# start of Provided data

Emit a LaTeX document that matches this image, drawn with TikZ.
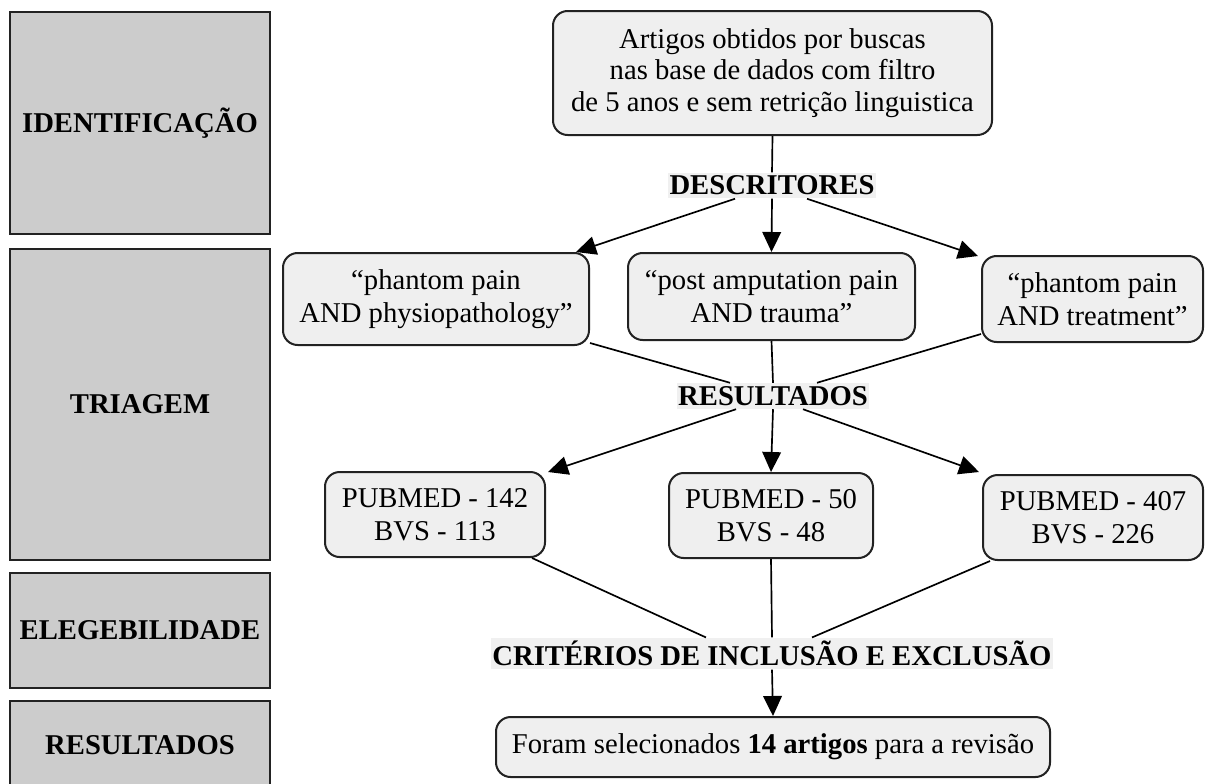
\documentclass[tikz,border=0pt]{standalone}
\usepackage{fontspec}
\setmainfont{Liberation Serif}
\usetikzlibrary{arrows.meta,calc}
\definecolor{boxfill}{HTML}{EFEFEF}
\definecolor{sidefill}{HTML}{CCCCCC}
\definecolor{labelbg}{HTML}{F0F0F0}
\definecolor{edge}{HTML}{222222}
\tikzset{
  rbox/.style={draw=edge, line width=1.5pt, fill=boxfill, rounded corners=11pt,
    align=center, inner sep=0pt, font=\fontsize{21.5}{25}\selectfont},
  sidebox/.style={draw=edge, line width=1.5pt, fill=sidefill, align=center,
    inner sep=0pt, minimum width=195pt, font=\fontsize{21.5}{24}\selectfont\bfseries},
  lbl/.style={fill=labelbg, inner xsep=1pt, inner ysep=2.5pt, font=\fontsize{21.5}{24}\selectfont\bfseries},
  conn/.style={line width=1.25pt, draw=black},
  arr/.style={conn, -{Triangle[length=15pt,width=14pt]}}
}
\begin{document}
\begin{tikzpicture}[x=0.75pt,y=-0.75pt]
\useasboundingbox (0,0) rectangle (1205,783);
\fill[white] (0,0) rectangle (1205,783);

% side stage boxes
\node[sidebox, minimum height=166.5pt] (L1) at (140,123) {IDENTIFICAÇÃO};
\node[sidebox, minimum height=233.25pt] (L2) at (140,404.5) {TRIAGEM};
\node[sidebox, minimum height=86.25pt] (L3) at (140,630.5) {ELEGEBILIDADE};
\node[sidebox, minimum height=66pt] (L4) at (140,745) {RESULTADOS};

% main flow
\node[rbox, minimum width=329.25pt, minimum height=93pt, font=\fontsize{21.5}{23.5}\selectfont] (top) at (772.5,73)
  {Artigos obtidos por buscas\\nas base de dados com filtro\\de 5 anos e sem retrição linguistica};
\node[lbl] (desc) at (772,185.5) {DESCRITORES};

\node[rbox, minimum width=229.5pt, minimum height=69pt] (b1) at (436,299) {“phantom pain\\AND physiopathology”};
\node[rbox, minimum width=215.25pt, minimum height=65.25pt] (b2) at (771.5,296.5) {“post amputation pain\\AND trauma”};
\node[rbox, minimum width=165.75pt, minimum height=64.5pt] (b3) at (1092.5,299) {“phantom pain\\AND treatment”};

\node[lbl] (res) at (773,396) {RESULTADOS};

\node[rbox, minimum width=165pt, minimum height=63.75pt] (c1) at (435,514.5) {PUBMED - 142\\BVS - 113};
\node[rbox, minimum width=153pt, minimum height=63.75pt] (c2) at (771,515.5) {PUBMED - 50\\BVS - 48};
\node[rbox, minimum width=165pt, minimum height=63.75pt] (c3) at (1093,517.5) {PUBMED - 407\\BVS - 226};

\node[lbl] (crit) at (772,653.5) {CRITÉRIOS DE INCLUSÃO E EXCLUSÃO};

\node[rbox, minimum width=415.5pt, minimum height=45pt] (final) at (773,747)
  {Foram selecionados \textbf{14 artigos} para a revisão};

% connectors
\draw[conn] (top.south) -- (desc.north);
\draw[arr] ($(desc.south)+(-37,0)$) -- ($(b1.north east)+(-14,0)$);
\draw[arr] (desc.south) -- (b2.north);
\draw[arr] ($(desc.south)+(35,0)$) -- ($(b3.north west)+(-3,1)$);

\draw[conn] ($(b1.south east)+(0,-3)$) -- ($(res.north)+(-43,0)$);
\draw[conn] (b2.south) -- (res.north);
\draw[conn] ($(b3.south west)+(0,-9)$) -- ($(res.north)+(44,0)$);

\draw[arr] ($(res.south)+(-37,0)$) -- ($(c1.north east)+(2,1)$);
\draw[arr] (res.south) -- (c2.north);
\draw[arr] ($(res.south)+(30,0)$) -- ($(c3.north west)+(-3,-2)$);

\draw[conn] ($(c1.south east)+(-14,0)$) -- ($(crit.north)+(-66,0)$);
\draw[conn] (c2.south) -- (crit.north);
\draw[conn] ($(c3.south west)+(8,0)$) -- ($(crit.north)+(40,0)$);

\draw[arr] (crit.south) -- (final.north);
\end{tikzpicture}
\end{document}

# end of Provided data

**Description of the task:**
Your task is an exact transcription of all the data, minus the pictures.

**Finished exercise:**
Emit a LaTeX document that matches this image, drawn with TikZ.
\documentclass[tikz,border=0pt]{standalone}
\usepackage{fontspec}
\setmainfont{Liberation Serif}
\usetikzlibrary{arrows.meta,calc}
\definecolor{boxfill}{HTML}{EFEFEF}
\definecolor{sidefill}{HTML}{CCCCCC}
\definecolor{labelbg}{HTML}{F0F0F0}
\definecolor{edge}{HTML}{222222}
\tikzset{
  rbox/.style={draw=edge, line width=1.5pt, fill=boxfill, rounded corners=11pt,
    align=center, inner sep=0pt, font=\fontsize{21.5}{25}\selectfont},
  sidebox/.style={draw=edge, line width=1.5pt, fill=sidefill, align=center,
    inner sep=0pt, minimum width=195pt, font=\fontsize{21.5}{24}\selectfont\bfseries},
  lbl/.style={fill=labelbg, inner xsep=1pt, inner ysep=2.5pt, font=\fontsize{21.5}{24}\selectfont\bfseries},
  conn/.style={line width=1.25pt, draw=black},
  arr/.style={conn, -{Triangle[length=15pt,width=14pt]}}
}
\begin{document}
\begin{tikzpicture}[x=0.75pt,y=-0.75pt]
\useasboundingbox (0,0) rectangle (1205,783);
\fill[white] (0,0) rectangle (1205,783);

% side stage boxes
\node[sidebox, minimum height=166.5pt] (L1) at (140,123) {IDENTIFICAÇÃO};
\node[sidebox, minimum height=233.25pt] (L2) at (140,404.5) {TRIAGEM};
\node[sidebox, minimum height=86.25pt] (L3) at (140,630.5) {ELEGEBILIDADE};
\node[sidebox, minimum height=66pt] (L4) at (140,745) {RESULTADOS};

% main flow
\node[rbox, minimum width=329.25pt, minimum height=93pt, font=\fontsize{21.5}{23.5}\selectfont] (top) at (772.5,73)
  {Artigos obtidos por buscas\\nas base de dados com filtro\\de 5 anos e sem retrição linguistica};
\node[lbl] (desc) at (772,185.5) {DESCRITORES};

\node[rbox, minimum width=229.5pt, minimum height=69pt] (b1) at (436,299) {“phantom pain\\AND physiopathology”};
\node[rbox, minimum width=215.25pt, minimum height=65.25pt] (b2) at (771.5,296.5) {“post amputation pain\\AND trauma”};
\node[rbox, minimum width=165.75pt, minimum height=64.5pt] (b3) at (1092.5,299) {“phantom pain\\AND treatment”};

\node[lbl] (res) at (773,396) {RESULTADOS};

\node[rbox, minimum width=165pt, minimum height=63.75pt] (c1) at (435,514.5) {PUBMED - 142\\BVS - 113};
\node[rbox, minimum width=153pt, minimum height=63.75pt] (c2) at (771,515.5) {PUBMED - 50\\BVS - 48};
\node[rbox, minimum width=165pt, minimum height=63.75pt] (c3) at (1093,517.5) {PUBMED - 407\\BVS - 226};

\node[lbl] (crit) at (772,653.5) {CRITÉRIOS DE INCLUSÃO E EXCLUSÃO};

\node[rbox, minimum width=415.5pt, minimum height=45pt] (final) at (773,747)
  {Foram selecionados \textbf{14 artigos} para a revisão};

% connectors
\draw[conn] (top.south) -- (desc.north);
\draw[arr] ($(desc.south)+(-37,0)$) -- ($(b1.north east)+(-14,0)$);
\draw[arr] (desc.south) -- (b2.north);
\draw[arr] ($(desc.south)+(35,0)$) -- ($(b3.north west)+(-3,1)$);

\draw[conn] ($(b1.south east)+(0,-3)$) -- ($(res.north)+(-43,0)$);
\draw[conn] (b2.south) -- (res.north);
\draw[conn] ($(b3.south west)+(0,-9)$) -- ($(res.north)+(44,0)$);

\draw[arr] ($(res.south)+(-37,0)$) -- ($(c1.north east)+(2,1)$);
\draw[arr] (res.south) -- (c2.north);
\draw[arr] ($(res.south)+(30,0)$) -- ($(c3.north west)+(-3,-2)$);

\draw[conn] ($(c1.south east)+(-14,0)$) -- ($(crit.north)+(-66,0)$);
\draw[conn] (c2.south) -- (crit.north);
\draw[conn] ($(c3.south west)+(8,0)$) -- ($(crit.north)+(40,0)$);

\draw[arr] (crit.south) -- (final.north);
\end{tikzpicture}
\end{document}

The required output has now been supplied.